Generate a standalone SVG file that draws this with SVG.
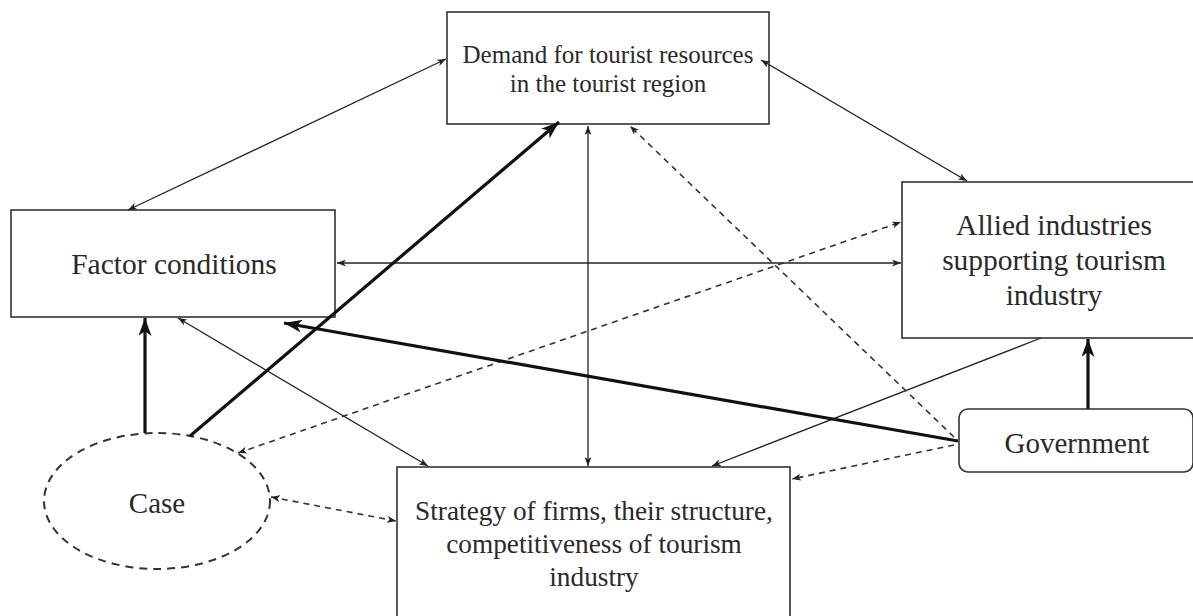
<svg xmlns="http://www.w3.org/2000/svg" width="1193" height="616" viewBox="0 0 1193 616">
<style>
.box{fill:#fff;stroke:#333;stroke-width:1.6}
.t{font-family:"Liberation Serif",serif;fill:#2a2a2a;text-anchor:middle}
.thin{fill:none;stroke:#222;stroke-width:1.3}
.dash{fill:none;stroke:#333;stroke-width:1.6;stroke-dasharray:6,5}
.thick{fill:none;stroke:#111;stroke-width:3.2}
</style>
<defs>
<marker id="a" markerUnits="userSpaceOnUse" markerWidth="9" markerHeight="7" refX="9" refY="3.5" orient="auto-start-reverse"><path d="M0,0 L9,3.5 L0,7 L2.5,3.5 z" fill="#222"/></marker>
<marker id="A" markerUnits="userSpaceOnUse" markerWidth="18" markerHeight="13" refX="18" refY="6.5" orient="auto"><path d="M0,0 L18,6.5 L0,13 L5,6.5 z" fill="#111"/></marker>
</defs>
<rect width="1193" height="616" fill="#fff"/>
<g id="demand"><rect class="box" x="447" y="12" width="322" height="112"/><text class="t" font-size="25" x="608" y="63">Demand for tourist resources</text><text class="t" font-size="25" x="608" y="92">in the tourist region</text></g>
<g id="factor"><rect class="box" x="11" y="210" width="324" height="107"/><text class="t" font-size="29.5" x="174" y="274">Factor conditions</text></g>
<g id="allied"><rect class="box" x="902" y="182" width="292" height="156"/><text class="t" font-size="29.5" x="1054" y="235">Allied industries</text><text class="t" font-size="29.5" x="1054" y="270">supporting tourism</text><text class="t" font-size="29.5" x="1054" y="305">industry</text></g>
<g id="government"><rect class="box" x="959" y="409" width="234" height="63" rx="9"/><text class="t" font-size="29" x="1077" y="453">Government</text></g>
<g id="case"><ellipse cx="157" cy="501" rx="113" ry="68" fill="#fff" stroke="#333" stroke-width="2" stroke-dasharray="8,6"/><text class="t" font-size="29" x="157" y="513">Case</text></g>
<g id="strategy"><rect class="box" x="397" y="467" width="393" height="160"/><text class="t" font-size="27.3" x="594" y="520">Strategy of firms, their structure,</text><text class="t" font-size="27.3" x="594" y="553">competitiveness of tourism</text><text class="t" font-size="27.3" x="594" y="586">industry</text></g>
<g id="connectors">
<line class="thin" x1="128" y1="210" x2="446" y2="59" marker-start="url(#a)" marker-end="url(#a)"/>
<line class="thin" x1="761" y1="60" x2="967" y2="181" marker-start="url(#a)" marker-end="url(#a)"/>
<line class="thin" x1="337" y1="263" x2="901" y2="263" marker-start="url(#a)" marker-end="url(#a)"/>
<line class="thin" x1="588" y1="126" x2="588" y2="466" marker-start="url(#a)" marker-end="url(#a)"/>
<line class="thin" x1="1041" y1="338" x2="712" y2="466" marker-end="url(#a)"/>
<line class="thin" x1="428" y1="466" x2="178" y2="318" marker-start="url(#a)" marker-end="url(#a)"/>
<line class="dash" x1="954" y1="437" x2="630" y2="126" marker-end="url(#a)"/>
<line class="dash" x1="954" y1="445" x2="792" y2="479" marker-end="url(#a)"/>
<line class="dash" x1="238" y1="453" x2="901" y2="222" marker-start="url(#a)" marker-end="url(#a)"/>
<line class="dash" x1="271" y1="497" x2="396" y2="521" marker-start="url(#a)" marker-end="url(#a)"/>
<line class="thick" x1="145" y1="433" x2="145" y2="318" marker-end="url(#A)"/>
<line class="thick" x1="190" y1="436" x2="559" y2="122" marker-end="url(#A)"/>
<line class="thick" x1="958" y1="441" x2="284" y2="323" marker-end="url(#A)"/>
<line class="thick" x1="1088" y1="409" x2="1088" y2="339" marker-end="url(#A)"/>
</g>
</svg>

* * * *

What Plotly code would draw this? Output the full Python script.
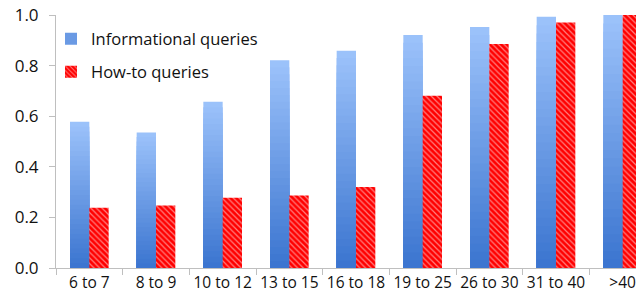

* * * *

### TASK OBJECTIVE
Look for the word "this" and return every line where it occurs.

### TASK OUTPUT
Generate a standalone SVG file that draws this with SVG.
What Plotly code would draw this? Output the full Python script.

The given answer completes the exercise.